That’s unfortunate. Your mother is lucky to have you, even if you can’t give her grandchildren. Besides, not everyone becomes a grandparent.

I feel the same way about having children. I would like to be a father, but I’m not prepared for it because I’m single and I’m only in part time employment because of the lockdowns. Even if I was married to a stable man and I had a decent job or he had a decent job, I’m adopting. I’m against surrogacy, but I also see the way society is going and I don’t see it as a good idea to bring children into a world like that. Lockdowns, war, neoliberalism… if I was straight and I wanted children badly, I’d get a woman who wants what I want, we’d move to the countryside, we’d grow our own plants and we’d live as off the grid as possible so that my children could be independent off the government and corporations. Though we are heading in that direction, because a growing number of people are realising that corporations and governments are bad. Nevertheless, it doesn’t help that I’m an introvert with a disability, so even if I was straight, it’s unlikely I could raise a child.

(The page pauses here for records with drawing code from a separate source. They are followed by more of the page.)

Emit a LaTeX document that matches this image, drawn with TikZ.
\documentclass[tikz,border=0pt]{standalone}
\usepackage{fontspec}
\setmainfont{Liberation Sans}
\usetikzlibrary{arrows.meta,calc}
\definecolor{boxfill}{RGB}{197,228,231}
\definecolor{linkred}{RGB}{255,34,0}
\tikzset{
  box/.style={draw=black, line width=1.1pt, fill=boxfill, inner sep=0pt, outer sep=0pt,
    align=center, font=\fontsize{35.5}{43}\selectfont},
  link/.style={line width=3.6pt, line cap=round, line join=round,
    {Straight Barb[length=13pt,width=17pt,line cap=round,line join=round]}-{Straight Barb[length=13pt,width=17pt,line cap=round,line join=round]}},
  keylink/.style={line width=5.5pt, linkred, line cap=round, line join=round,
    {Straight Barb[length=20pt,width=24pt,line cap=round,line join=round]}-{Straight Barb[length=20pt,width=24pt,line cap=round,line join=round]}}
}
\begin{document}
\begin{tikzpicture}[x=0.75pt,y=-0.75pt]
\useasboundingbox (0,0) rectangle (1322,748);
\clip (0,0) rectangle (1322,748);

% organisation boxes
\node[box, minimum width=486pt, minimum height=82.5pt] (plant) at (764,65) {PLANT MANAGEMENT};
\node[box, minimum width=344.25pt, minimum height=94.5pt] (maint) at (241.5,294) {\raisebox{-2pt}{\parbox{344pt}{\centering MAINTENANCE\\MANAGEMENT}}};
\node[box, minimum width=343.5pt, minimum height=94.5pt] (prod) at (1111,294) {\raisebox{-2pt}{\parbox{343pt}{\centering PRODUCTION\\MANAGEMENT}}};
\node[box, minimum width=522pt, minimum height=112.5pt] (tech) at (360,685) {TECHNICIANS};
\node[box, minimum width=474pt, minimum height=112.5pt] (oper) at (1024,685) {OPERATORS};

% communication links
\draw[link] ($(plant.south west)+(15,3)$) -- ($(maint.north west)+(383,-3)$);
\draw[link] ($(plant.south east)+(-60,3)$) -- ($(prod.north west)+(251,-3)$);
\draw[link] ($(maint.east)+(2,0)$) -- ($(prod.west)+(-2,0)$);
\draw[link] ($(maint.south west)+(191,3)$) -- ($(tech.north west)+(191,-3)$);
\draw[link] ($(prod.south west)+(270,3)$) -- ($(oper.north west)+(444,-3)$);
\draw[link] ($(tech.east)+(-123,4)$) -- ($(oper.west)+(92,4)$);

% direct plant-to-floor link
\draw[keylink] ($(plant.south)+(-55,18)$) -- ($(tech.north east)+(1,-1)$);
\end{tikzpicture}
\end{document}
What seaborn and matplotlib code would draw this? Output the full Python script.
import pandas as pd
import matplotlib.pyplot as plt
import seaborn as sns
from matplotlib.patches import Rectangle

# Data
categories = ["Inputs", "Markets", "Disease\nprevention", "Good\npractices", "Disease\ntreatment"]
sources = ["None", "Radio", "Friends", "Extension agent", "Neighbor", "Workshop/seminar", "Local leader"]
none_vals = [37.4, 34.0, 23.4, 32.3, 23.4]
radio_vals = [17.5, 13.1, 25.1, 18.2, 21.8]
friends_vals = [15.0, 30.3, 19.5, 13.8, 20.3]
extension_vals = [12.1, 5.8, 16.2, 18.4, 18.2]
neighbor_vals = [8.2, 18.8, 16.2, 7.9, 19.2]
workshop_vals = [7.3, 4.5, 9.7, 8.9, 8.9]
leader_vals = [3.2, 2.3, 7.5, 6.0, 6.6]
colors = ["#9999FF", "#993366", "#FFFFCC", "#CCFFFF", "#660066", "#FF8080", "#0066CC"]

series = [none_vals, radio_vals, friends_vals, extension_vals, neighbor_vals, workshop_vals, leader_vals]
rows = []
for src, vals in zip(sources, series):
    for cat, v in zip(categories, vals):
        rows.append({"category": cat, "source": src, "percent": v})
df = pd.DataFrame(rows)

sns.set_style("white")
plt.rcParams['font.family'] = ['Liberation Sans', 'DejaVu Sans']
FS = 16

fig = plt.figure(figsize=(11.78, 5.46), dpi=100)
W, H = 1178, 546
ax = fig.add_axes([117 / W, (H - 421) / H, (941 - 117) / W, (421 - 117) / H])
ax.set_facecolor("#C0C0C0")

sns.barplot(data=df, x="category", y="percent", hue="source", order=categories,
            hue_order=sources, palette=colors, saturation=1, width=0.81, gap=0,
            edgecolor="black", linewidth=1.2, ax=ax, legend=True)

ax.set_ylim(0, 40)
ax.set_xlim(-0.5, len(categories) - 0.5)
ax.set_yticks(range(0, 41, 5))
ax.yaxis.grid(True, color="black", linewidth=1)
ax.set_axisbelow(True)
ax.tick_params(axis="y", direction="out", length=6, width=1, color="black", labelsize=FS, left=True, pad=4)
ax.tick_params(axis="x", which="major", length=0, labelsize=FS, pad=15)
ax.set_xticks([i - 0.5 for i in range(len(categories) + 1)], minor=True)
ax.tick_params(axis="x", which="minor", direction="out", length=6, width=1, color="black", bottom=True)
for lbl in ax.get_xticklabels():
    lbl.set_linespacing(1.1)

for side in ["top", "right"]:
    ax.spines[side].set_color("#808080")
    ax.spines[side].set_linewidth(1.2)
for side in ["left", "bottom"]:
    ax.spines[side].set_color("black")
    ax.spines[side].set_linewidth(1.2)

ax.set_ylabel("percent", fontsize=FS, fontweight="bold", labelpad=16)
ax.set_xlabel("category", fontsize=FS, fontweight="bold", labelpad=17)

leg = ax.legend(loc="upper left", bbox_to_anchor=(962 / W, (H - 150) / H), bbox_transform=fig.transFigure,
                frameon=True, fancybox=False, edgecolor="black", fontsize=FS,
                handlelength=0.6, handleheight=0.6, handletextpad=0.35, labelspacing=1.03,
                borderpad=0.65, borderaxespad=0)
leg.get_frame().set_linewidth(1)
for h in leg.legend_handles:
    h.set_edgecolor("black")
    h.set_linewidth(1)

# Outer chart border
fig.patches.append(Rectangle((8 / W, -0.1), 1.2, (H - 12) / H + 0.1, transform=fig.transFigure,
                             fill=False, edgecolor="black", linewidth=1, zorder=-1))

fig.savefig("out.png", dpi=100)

As for my brother and my sister, they don’t have kids either. My brother has gone back to college and it will be years before he can have children, but he is male and has an eternal reproduction system so he’s not in a hurry. He could still have kids eventually. But it will definitely be a long time before that happens. My sister doesn’t want kids at all. Sometimes I feel bad that my parents don’t have grandchildren, especially my mother, who is the only one of her siblings who doesn’t have grandchildren. But it’s out of my control. I can’t have kids, so it’s up to my siblings if they want kids. Now, my mother doesn’t mind that she doesn’t have grandchildren, and she understands we’re not ready to be parents.

[–]Elvira95Viva la figa 5 insightful - 1 fun5 insightful - 0 fun6 insightful - 1 fun -  (5 children)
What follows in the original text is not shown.